# [Dataset content]
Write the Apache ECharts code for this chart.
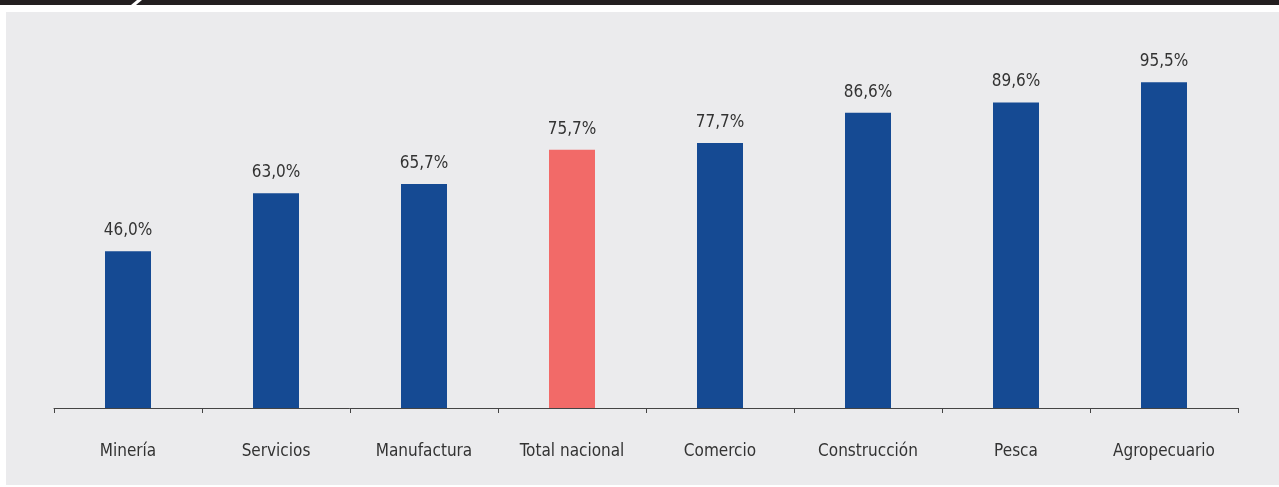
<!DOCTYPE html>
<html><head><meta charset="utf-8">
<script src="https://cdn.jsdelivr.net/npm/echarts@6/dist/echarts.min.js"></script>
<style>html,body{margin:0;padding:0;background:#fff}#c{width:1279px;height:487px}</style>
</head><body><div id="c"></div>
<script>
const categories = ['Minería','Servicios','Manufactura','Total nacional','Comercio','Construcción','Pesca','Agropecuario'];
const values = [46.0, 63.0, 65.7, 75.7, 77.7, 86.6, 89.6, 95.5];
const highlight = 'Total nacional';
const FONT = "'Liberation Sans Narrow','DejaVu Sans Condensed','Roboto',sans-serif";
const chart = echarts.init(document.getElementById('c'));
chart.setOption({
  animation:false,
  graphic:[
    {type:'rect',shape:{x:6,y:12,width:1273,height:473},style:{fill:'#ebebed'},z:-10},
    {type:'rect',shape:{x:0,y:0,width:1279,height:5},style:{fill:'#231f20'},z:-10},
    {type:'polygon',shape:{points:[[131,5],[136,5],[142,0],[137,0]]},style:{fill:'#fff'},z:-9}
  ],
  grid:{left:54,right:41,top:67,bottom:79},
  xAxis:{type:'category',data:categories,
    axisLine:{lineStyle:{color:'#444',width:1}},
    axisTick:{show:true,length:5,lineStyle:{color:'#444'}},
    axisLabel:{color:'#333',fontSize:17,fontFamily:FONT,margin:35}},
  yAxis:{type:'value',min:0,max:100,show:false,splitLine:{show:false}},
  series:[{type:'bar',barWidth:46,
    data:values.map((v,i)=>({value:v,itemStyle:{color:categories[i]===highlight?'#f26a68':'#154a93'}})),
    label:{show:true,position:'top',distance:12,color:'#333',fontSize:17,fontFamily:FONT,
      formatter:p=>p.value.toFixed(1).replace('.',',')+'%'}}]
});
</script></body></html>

# [Stated exercise]
Reproduce the data verbatim. Do not carry any picture into the copy.

# [Response]
Write the Apache ECharts code for this chart.
<!DOCTYPE html>
<html><head><meta charset="utf-8">
<script src="https://cdn.jsdelivr.net/npm/echarts@6/dist/echarts.min.js"></script>
<style>html,body{margin:0;padding:0;background:#fff}#c{width:1279px;height:487px}</style>
</head><body><div id="c"></div>
<script>
const categories = ['Minería','Servicios','Manufactura','Total nacional','Comercio','Construcción','Pesca','Agropecuario'];
const values = [46.0, 63.0, 65.7, 75.7, 77.7, 86.6, 89.6, 95.5];
const highlight = 'Total nacional';
const FONT = "'Liberation Sans Narrow','DejaVu Sans Condensed','Roboto',sans-serif";
const chart = echarts.init(document.getElementById('c'));
chart.setOption({
  animation:false,
  graphic:[
    {type:'rect',shape:{x:6,y:12,width:1273,height:473},style:{fill:'#ebebed'},z:-10},
    {type:'rect',shape:{x:0,y:0,width:1279,height:5},style:{fill:'#231f20'},z:-10},
    {type:'polygon',shape:{points:[[131,5],[136,5],[142,0],[137,0]]},style:{fill:'#fff'},z:-9}
  ],
  grid:{left:54,right:41,top:67,bottom:79},
  xAxis:{type:'category',data:categories,
    axisLine:{lineStyle:{color:'#444',width:1}},
    axisTick:{show:true,length:5,lineStyle:{color:'#444'}},
    axisLabel:{color:'#333',fontSize:17,fontFamily:FONT,margin:35}},
  yAxis:{type:'value',min:0,max:100,show:false,splitLine:{show:false}},
  series:[{type:'bar',barWidth:46,
    data:values.map((v,i)=>({value:v,itemStyle:{color:categories[i]===highlight?'#f26a68':'#154a93'}})),
    label:{show:true,position:'top',distance:12,color:'#333',fontSize:17,fontFamily:FONT,
      formatter:p=>p.value.toFixed(1).replace('.',',')+'%'}}]
});
</script></body></html>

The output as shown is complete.